* _Your instructions_: Transcribe every line from the top down to the line with "W, H = 797, 297", both ends included, but not the pictures.

Charts and diagrams as code

— start —

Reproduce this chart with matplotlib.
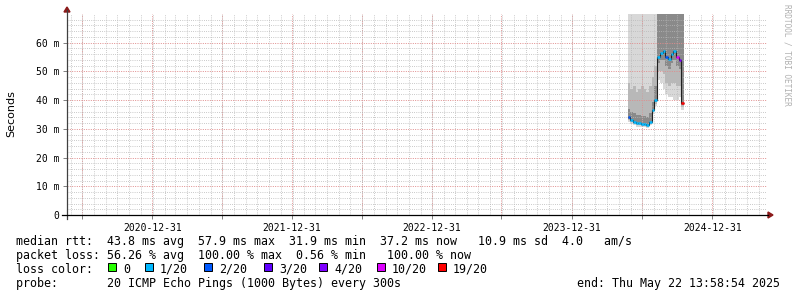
import numpy as np
import matplotlib.pyplot as plt
import matplotlib.dates as mdates
from matplotlib.patches import Rectangle, Polygon
from matplotlib.lines import Line2D
import pandas as pd

W, H = 797, 297

# bucket edges (weekly) where the target answered
bucket_edges = ["2024-05-24", "2024-05-31", "2024-06-07", "2024-06-14", "2024-06-21",
                "2024-06-28", "2024-07-05", "2024-07-12", "2024-07-19", "2024-07-26",
                "2024-08-02", "2024-08-09", "2024-08-16", "2024-08-23", "2024-08-30",
                "2024-09-06", "2024-09-13", "2024-09-20", "2024-09-27", "2024-10-04",
                "2024-10-11", "2024-10-18"]

# rtt in ms per bucket
median_ms = [34.0, 33.0, 32.3, 32.0, 32.0, 31.8, 31.7, 31.5, 32.5, 36.5, 40.0,
             55.0, 56.5, 57.0, 55.0, 54.5, 56.0, 57.0, 55.0, 54.0, 39.0]
ping_min = [32.5, 31.8, 31.2, 30.8, 30.8, 30.6, 30.5, 30.3, 31.3, 35.2, 38.0,
            47.0, 46.0, 44.0, 42.0, 41.0, 41.0, 40.0, 40.0, 41.0, 36.5]
ping_p10 = [33.2, 32.3, 31.7, 31.3, 31.3, 31.1, 31.0, 30.8, 31.8, 35.8, 38.8,
            50.0, 50.0, 49.0, 46.0, 45.0, 46.0, 46.0, 45.0, 45.0, 37.5]
ping_p25 = [33.6, 32.7, 32.0, 31.7, 31.7, 31.5, 31.4, 31.2, 32.2, 36.2, 39.4,
            53.0, 54.0, 54.0, 52.0, 51.0, 53.0, 54.0, 52.0, 51.0, 38.2]
ping_p75 = [37.0, 36.0, 35.5, 35.0, 35.0, 34.5, 34.5, 34.0, 35.5, 39.5, 45.0,
            80.0, 80.0, 80.0, 80.0, 80.0, 80.0, 80.0, 80.0, 80.0, 80.0]
ping_p90 = [46.0, 44.0, 45.0, 43.0, 44.0, 45.0, 44.0, 43.0, 45.0, 48.0, 52.0,
            80.0, 80.0, 80.0, 80.0, 80.0, 80.0, 80.0, 80.0, 80.0, 80.0]
ping_max = [80.0] * 21
loss = [2, 1, 1, 1, 1, 1, 1, 1, 1, 1, 1, 1, 1, 1, 2, 1, 1, 1, 10, 4, 19]

loss_levels = [0, 1, 2, 3, 4, 10, 19]
loss_colors = {0: "#26ff00", 1: "#00b8ff", 2: "#0059ff", 3: "#5e00ff",
               4: "#7e00ff", 10: "#dd00ff", 19: "#ff0000"}

year_labels = ["2020-12-31", "2021-12-31", "2022-12-31", "2023-12-31", "2024-12-31"]
half_years = ["2020-06-30", "2021-06-30", "2022-06-30", "2023-06-30", "2024-06-30"]
t_start, t_end = "2020-05-22 13:58:54", "2025-05-22 13:58:54"

mono = "DejaVu Sans Mono"

def dn(lst):
    return mdates.date2num(pd.to_datetime(lst))

fig = plt.figure(figsize=(W / 100, H / 100), dpi=100)
ax = fig.add_axes([67 / W, (H - 215) / H, (767 - 67) / W, (215 - 14) / H])

e = dn(bucket_edges)
# smoke: nested bands, outer lightest
for lo, hi, c in [(ping_min, ping_max, "#d8d8d8"),
                  (ping_p10, ping_p90, "#b8b8b8"),
                  (ping_p25, ping_p75, "#8a8a8a")]:
    ax.stairs(hi, e, baseline=lo, fill=True, color=c, lw=0, zorder=1)

ax.stairs(median_ms, e, baseline=None, color="#202020", lw=0.8, zorder=3)
ax.hlines(median_ms, e[:-1], e[1:], colors=[loss_colors[l] for l in loss],
          lw=1.8, zorder=4)

ax.set_xlim(dn([t_start])[0], dn([t_end])[0])
ax.set_ylim(0, 70)

# ticks & grid
major = np.sort(np.concatenate([dn(year_labels), dn(half_years)]))
labels = [d.strftime("%Y-%m-%d") if d.month == 12 else "" for d in mdates.num2date(major)]
ax.set_xticks(major, labels)
ax.xaxis.set_minor_locator(mdates.MonthLocator())
ax.set_yticks(np.arange(0, 70, 10), ["0"] + [f"{v} m" for v in range(10, 70, 10)])
ax.set_yticks(np.arange(0, 70, 2), minor=True)

ax.grid(which="minor", color="#b8b8b8", lw=0.6, ls=(0, (1, 1.6)))
ax.grid(which="major", color="#e08c8c", lw=0.7, ls=(0, (1, 1.4)))
ax.set_axisbelow(False)
for s in ax.spines.values():
    s.set_visible(False)
ax.tick_params(which="major", length=3, width=0.7, color="#808080",
               labelsize=7, pad=2.5)
ax.tick_params(which="minor", length=0)
for lab in ax.get_xticklabels() + ax.get_yticklabels():
    lab.set_family(mono)

def px(x, y):
    return (x / W, 1 - y / H)

# axis lines with arrows
fig.add_artist(Line2D([67 / W, 67 / W], [1 - 219 / H, 1 - 10 / H], color="#404040", lw=0.9))
fig.add_artist(Line2D([62 / W, 768 / W], [1 - 215 / H, 1 - 215 / H], color="#000000", lw=0.9))
fig.add_artist(Polygon([px(64, 12), px(70, 12), px(67, 7)], closed=True, color="#8b1a1a"))
fig.add_artist(Polygon([px(768, 212), px(768, 218), px(773, 215)], closed=True, color="#8b1a1a"))

fig.text(11 / W, 1 - 114 / H, "Seconds", rotation=90, ha="center", va="center",
         fontsize=8, family="DejaVu Sans")
fig.text(787 / W, 1 - 4 / H, "RRDTOOL / TOBI OETIKER", rotation=270, ha="center",
         va="top", fontsize=5.6, family=mono, color="#b0b0b0")

# legend text block
fs = 8.4
line1 = "median rtt:  43.8 ms avg  57.9 ms max  31.9 ms min  37.2 ms now   10.9 ms sd  4.0   am/s"
line2 = "packet loss: 56.26 % avg  100.00 % max  0.56 % min   100.00 % now"
fig.text(16 / W, 1 - 245 / H, line1, family=mono, fontsize=fs, va="baseline")
fig.text(16 / W, 1 - 259 / H, line2, family=mono, fontsize=fs, va="baseline")
fig.text(16 / W, 1 - 273 / H, "loss color:", family=mono, fontsize=fs, va="baseline")
fig.text(16 / W, 1 - 287 / H, "probe:       20 ICMP Echo Pings (1000 Bytes) every 300s",
         family=mono, fontsize=fs, va="baseline")
fig.text(780 / W, 1 - 287 / H, "end: Thu May 22 13:58:54 2025",
         family=mono, fontsize=fs, va="baseline", ha="right")

box_x = [108, 145, 204, 264, 319, 377, 438]
for bx, lv in zip(box_x, loss_levels):
    fig.add_artist(Rectangle((bx / W, 1 - 271 / H), 8 / W, 8 / H, transform=fig.transFigure,
                             facecolor=loss_colors[lv], edgecolor="black", lw=0.7))
    fig.text((bx + 15) / W, 1 - 273 / H, "0" if lv == 0 else f"{lv}/20",
             family=mono, fontsize=fs, va="baseline")

fig.savefig("out.png", dpi=100)
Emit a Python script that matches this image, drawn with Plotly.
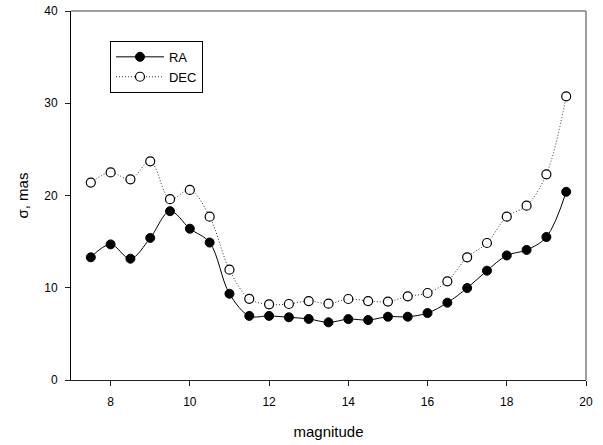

— end —

* _Answer for the task_:
Reproduce this chart with matplotlib.
import numpy as np
import matplotlib.pyplot as plt
import matplotlib.dates as mdates
from matplotlib.patches import Rectangle, Polygon
from matplotlib.lines import Line2D
import pandas as pd

W, H = 797, 297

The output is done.